The trail starts at the French Village rail station, so named because of the area's French history. In this case, the French were not Acadians, but rather Protestant French recruited by the British in 1750-52 to serve as a sort of antidote to the Catholic Acadians.

The trail was well groomed and packed small gravel, wide enough for us to ride side-by-side and enjoy the great scenery together. It took us through evergreen woods and summer home enclaves. Signs along the way tell the history of logging activity and saw mills that are long gone (although a huge pile of sawdust that is over eighty years old is still visible on one island). A long section of the trail is high above the bay, with panoramic views in a few spots, and tantalizing peeks of the water through the trees in others. Where the trees are thinner the trailside wildflowers are thicker.


After our ride, we rewarded ourselves with a lobster feast, and considered the day well saved from its disappointing start.

2 comments:

  1. No lobster this week, but I had guacamole (I wonder if they would picture it together or in the ingredients?) A useful (but not always effective) diet mantra I've used is, "there is always tomorrow to eat more!"
    Interesting about the marriageability of Canadian servicemen in WWII. There could be all sorts of statistical comparisons there.
    Wish I could do that pedal, I'm pedaling Ardsley though, really nice!

    ReplyDelete
  2. While your statistics on Canadian marriages versus American are undoubtedly accurate, I think there are three facts that mean a straight comparison is misleading.

    1. The Canadians entered the war in September 10, 1939, over two years before Pearl Harbor got the US involved.

    2. Most of the Canadian troops spent considerable time in England before the various invasions of Europe (Italy and France).
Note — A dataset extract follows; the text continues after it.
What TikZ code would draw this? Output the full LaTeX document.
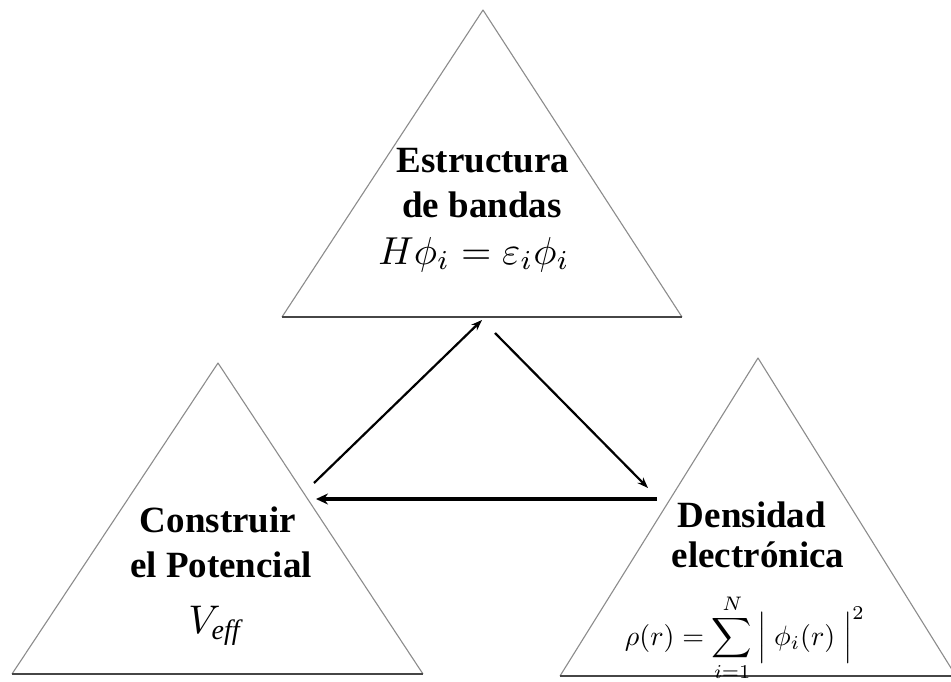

This included the so-called "Phony War" after Dunkirk during which time a fair amount of fraternization between civilians and soldiers occurred before Germany started bombing Great Britain. Many Americans spent very little time in England before heading to mainland Europe and had little opportunity to meet potential mates (many of whom the Canadians had already "locked up."

    3. Canadians spell most words the same way as the British giving them a leg up in the love-letter department. :)

    It was great to run into you two at the Hopewell Rocks. Hope the rest of your trip home is fun, interesting and safe.